A walk through my Cũcũ's farm

Nyokabi Kariũki

Botanical garden 'Giardino dei Semplici'

from 1.30 pm
to 3.30 pm

year: 2021

length: 3'42"

language: Kiswahili, Kikuyu

subtitles: italian, english

Being able to visit her Cũcũ - grandmother in Kikuyu - in her home in Githũnguri, Kenya, for Christmas, felt especially meaningful this year, given the pandemic’s toll on the world, and its spotlight on the vulnerability of our grandparents. 

Together with her family, Nyokabi walked around the farm — just as they always do when they visit — but this time, she found herself paying more attention: to the ground, to our languages (both Kiswahili and Kikuyu); to the flowers, fruits, leaves, birds, cows.
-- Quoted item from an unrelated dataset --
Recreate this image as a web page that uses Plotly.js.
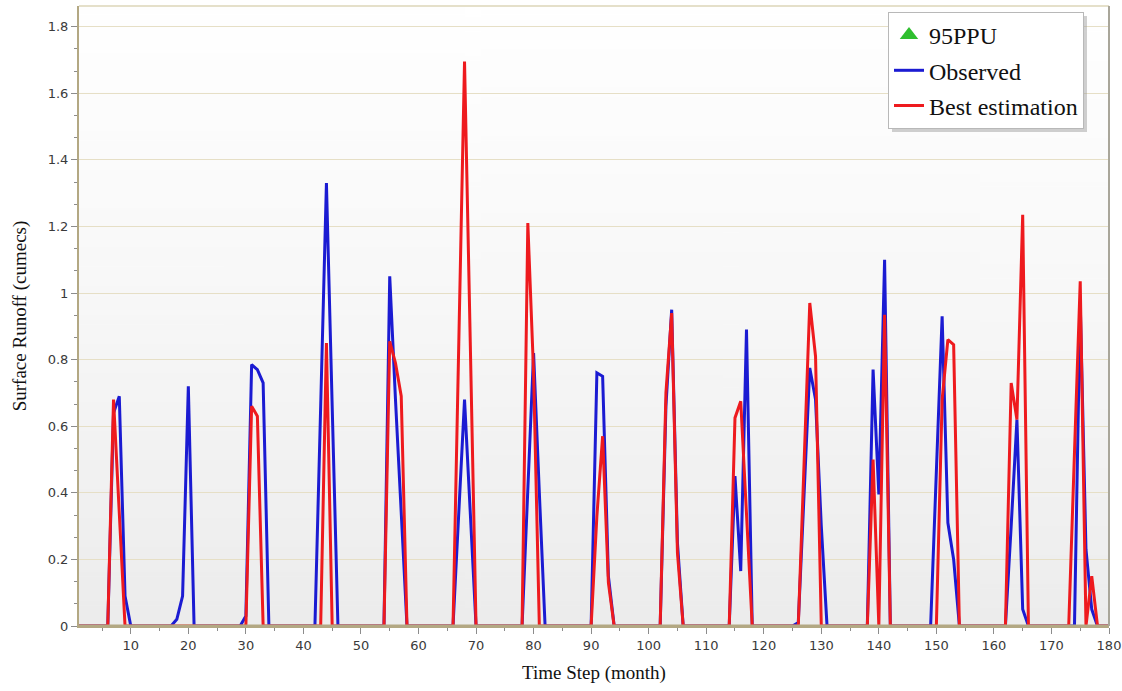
<!DOCTYPE html>
<html>
<head>
<meta charset="utf-8">
<script src="https://cdn.plot.ly/plotly-3.0.1.min.js"></script>
<style>html,body{margin:0;padding:0;background:#fff;}#chart{width:1122px;height:691px;}</style>
</head>
<body>
<div id="chart"></div>
<script>
// Observed surface runoff (cumecs) by time step (month)
const obsMonths = [1, 6, 7, 8, 9, 10, 17, 18, 19, 20, 21, 29, 30, 31, 32, 33, 34,
  42, 43, 44, 45, 46, 54, 55, 56, 57, 58, 66, 67, 68, 69, 70, 78, 79, 80, 81, 82,
  90, 91, 92, 93, 94, 102, 103, 104, 105, 106, 114, 115, 116, 117, 118,
  125, 126, 127, 128, 129, 130, 131, 138, 139, 140, 141, 142,
  149, 150, 151, 152, 153, 154, 162, 163, 164, 165, 166, 174, 175, 176, 177, 178, 180];
const obsValues = [0, 0, 0.64, 0.69, 0.09, 0, 0, 0.02, 0.09, 0.72, 0, 0, 0.03, 0.785, 0.77, 0.73, 0,
  0, 0.66, 1.33, 0.66, 0, 0, 1.05, 0.68, 0.34, 0, 0, 0.34, 0.68, 0.34, 0, 0, 0.40, 0.82, 0.40, 0,
  0, 0.76, 0.75, 0.15, 0, 0, 0.66, 0.95, 0.25, 0, 0, 0.45, 0.165, 0.89, 0,
  0, 0.01, 0.40, 0.775, 0.68, 0.30, 0, 0, 0.77, 0.395, 1.10, 0,
  0, 0.46, 0.93, 0.31, 0.20, 0, 0, 0.30, 0.62, 0.05, 0, 0, 0.97, 0.23, 0.05, 0, 0];

// Best estimation surface runoff (cumecs) by time step (month)
const estMonths = [1, 6, 7, 8, 9, 30, 31, 32, 33, 43, 44, 45, 54, 55, 56, 57, 58,
  66, 67, 68, 69, 70, 78, 79, 80, 81, 90, 91, 92, 93, 94, 102, 103, 104, 105, 106,
  114, 115, 116, 117, 118, 126, 127, 128, 129, 130, 138, 139, 140, 141, 142,
  150, 151, 152, 153, 154, 162, 163, 164, 165, 166, 173, 174, 175, 176, 177, 178, 180];
const estValues = [0, 0, 0.68, 0.32, 0, 0, 0.66, 0.63, 0, 0, 0.85, 0, 0, 0.855, 0.79, 0.69, 0,
  0, 0.85, 1.695, 0.85, 0, 0, 1.21, 0.76, 0, 0, 0.33, 0.57, 0.13, 0, 0, 0.70, 0.94, 0.22, 0,
  0, 0.625, 0.675, 0.35, 0, 0, 0.50, 0.97, 0.81, 0, 0, 0.50, 0, 0.935, 0,
  0, 0.68, 0.86, 0.845, 0, 0, 0.73, 0.62, 1.235, 0, 0, 0.52, 1.035, 0, 0.15, 0, 0];

const seriesNames = ['95PPU', 'Observed', 'Best estimation'];
const xTitle = 'Time Step (month)';
const yTitle = 'Surface Runoff (cumecs)';

// background gradient for the plot area
const cv = document.createElement('canvas');
cv.width = 4; cv.height = 256;
const cx = cv.getContext('2d');
const g = cx.createLinearGradient(0, 0, 0, 256);
g.addColorStop(0, '#ffffff');
g.addColorStop(0.45, '#f8f8f8');
g.addColorStop(1, '#ececec');
cx.fillStyle = g; cx.fillRect(0, 0, 4, 256);
const bgUrl = cv.toDataURL('image/png');

const serif = 'Liberation Serif, Times New Roman, serif';
const sans = 'DejaVu Sans, Verdana, sans-serif';

const traces = [
  {
    type: 'scatter', mode: 'markers', name: seriesNames[0],
    x: [null], y: [null],
    marker: {symbol: 'triangle-up', size: 22, color: '#2fbf2f'},
    legendgroup: 'a'
  },
  {
    type: 'scatter', mode: 'lines', name: seriesNames[1],
    x: obsMonths, y: obsValues,
    line: {color: '#1b1bd2', width: 3},
    legendgroup: 'b'
  },
  {
    type: 'scatter', mode: 'lines', name: seriesNames[2],
    x: estMonths, y: estValues,
    line: {color: '#ee1a1e', width: 3},
    legendgroup: 'c'
  }
];

// plot area in pixels: x 79..1109, y 6..626
const px = v => (v - 79) / 1030;
const py = v => 1 - (v - 6) / 620;

const layout = {
  width: 1122, height: 691,
  margin: {l: 79, r: 13, t: 6, b: 65},
  paper_bgcolor: '#ffffff',
  plot_bgcolor: 'rgba(0,0,0,0)',
  showlegend: true,
  legend: {
    x: px(888), y: py(12), xanchor: 'left', yanchor: 'top',
    bgcolor: '#ffffff', bordercolor: '#b8b8b8', borderwidth: 1,
    font: {family: serif, size: 24, color: '#111111'},
    traceorder: 'grouped', tracegroupgap: 1, itemsizing: 'trace'
  },
  xaxis: {
    range: [1, 180],
    tick0: 0, dtick: 10,
    ticks: 'outside', ticklen: 6, tickcolor: '#8c8c8c', tickwidth: 1,
    tickfont: {family: sans, size: 13, color: '#3a3a3a'},
    showgrid: false, zeroline: false,
    showline: true, linecolor: '#b3a883', linewidth: 2, mirror: false,
    minor: {dtick: 5, tick0: 0, ticks: 'outside', ticklen: 3, tickcolor: '#8c8c8c', showgrid: false},
    title: {text: xTitle, font: {family: serif, size: 19, color: '#111111'}, standoff: 14}
  },
  yaxis: {
    range: [0, 1.862],
    tick0: 0, dtick: 0.2,
    ticks: 'outside', ticklen: 6, tickcolor: '#8c8c8c', tickwidth: 1,
    tickfont: {family: sans, size: 13, color: '#3a3a3a'},
    showgrid: true, gridcolor: '#e6dfc6', gridwidth: 1,
    zeroline: false,
    showline: true, linecolor: '#b3a883', linewidth: 2, mirror: false,
    minor: {dtick: 0.2 / 3, tick0: 0, ticks: 'outside', ticklen: 3, tickcolor: '#8c8c8c', showgrid: false},
    title: {text: yTitle, font: {family: serif, size: 19, color: '#111111'}, standoff: 16}
  },
  images: [{
    source: bgUrl, xref: 'paper', yref: 'paper', x: 0, y: 1, sizex: 1, sizey: 1,
    sizing: 'stretch', layer: 'below', xanchor: 'left', yanchor: 'top'
  }],
  shapes: [
    {type: 'line', xref: 'paper', yref: 'y', x0: 0, x1: 1, y0: 0, y1: 0,
     line: {color: '#b3a883', width: 3}, layer: 'above'},
    {type: 'line', xref: 'paper', yref: 'paper', x0: 0, x1: 1, y0: 1, y1: 1,
     line: {color: '#ddd6b8', width: 1.5}, layer: 'above'},
    {type: 'line', xref: 'paper', yref: 'paper', x0: 1, x1: 1, y0: 0, y1: 1,
     line: {color: '#a9a69a', width: 2}, layer: 'above'},
    // legend drop shadow
    {type: 'rect', xref: 'paper', yref: 'paper', x0: px(892), x1: px(1087), y0: py(132), y1: py(16),
     fillcolor: 'rgba(150,150,150,0.45)', line: {width: 0}, layer: 'above'}
  ]
};

Plotly.newPlot('chart', traces, layout, {staticPlot: true, displayModeBar: false});
</script>
</body>
</html>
It felt like the spaces between each avocado tree, the stillness between our conversations, the sounds of nature — and of a small farm giving life — were silently teaching her to revel in these little moments with family.

In this piece, musical melodies mimic the environment, and randomly taken recordings from the day weave into one another and into a poem Nyokabi has written in kiswahili: “I am learning, slowly”.

A walk through my Cũcũ's farm

Winner of the Hearsay 'Art' Award 2021

Nyokabi Kariũki is a Kenyan composer based between Kenya and the US. Her sound is ever-evolving, ranging from classical contemporary/experimental music to film, sound art, and (East) African musical traditions. She performs as a pianist, vocalist, and on instruments from the African continent - particularly the mbira and djembe. Nyokabi’s works have been seen at events around the globe, including the Hearsay International Audio Festival, where she received the 2021 Hearsay ‘Art’ Award. Her concert music has been regularly sought after, with commissions from the Brooklyn Youth Chorus Men’s Ensemble, to performances by Chromic, Third Coast Percussion, and more. Nyokabi continues to explore music and its impact in different ways, ultimately driven by a yearning to explore sound as a tool to not only re-discover the stories of her culture, but also to highlight its significance, and contribute to the preservation of African stories.